Hazel Finch Labs is a proud supporter of The Maine Monitor.

News This is a news story based on facts, either observed and verified firsthand by the reporter, or reported and verified from knowledgeable sources.

Maine is building homes faster, but they are emptier

Often-overlooked numbers show how fewer people are living together, inadvertently contributing to Maine’s housing crisis.
a for sale sign outside of a home.
A sign announces a home for sale in Portland in 2023. Photo by Robert F. Bukaty of the Associated Press.

Maine’s shortage of affordable housing has led to calls to aggressively build new homes and apartments: up to 84,000 more by 2030, according to a 2023 state report frequently cited by Maine media. 
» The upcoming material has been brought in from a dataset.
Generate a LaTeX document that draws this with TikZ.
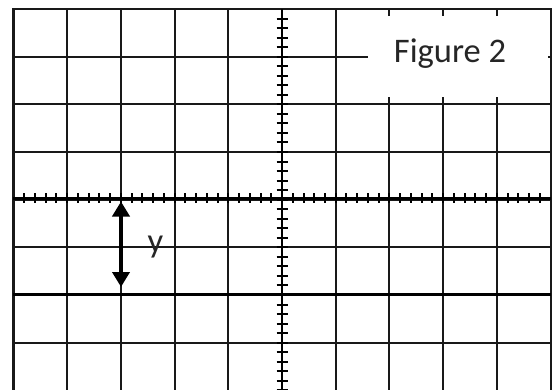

But other numbers paint a more complicated picture, showing how it can be deceptive to focus solely on this statistic, as housing can become less affordable even if construction outpaces population growth. That’s exactly what has happened in Maine over the last 50 years.

According to U.S. Census data, the construction of new housing units in Maine has outpaced population growth since 1970, statewide and in every county. Maine now has more housing units per person than it did 50 years ago.

The big change is neither the growth in population nor a decline in housing construction. Rather far fewer people are living in each housing unit: 2.5 in 1970 versus 1.8 today. That’s a 30-percent decline in 50 years. 

If Mainers returned to the number of people per housing unit that was typical in 1970, the state could house an additional 500,000 residents without erecting a single new building. 

“It’s really quite an astonishing statistic when you look at it,” said Evan Richert, a retired planner and former director of what was the Maine State Planning Office. “And it’s driven by demographic factors at both ends.”

On one end, Richert said, are young adults having fewer children, and later in life. On the other end are older Mainers who are living longer, own single-family homes and don’t want to move. 

“It’s a hard question, how to make better use of the homes we have, but it’s worth raising,” Richert said. “It deserves more discussion. I’m not sure what the answer is. People value their privacy.”

Abraham Dailey, a housing consultant in Raymond, agreed with Richert on the demographic factors driving the trend. Dailey cited Kittery as an example. Although the town saw very little population growth between 1980 and 2010, it had steady housing growth of about 500 units per decade. 

Dailey also cited the mismatch between the housing that is in demand and the homes that are being built. Many Mainers are looking for smaller starter homes, one-to-two bedroom apartments or accessory dwelling units (in-law apartments), while much of the new construction is of single-family homes on a few acres, arranged in the pattern known as sprawl. 

Planners and policy wonks have seen this coming for years. The trend was predicted in a 1989 Commission on Maine’s Future report

“By 2010, nearly half of Maine’s population will be over the age of 40 and almost three quarters of the households will be without children,” the authors wrote. “Household size will continue to decline as the population ages.”

The trend of housing production outpacing population growth is exaggerated in Maine, partly because its residents are the oldest in the nation, but it is mirrored nationwide. Kirk McClure, a professor emeritus of urban planning at the University of Kansas, has researched this and said it’s poorly understood. 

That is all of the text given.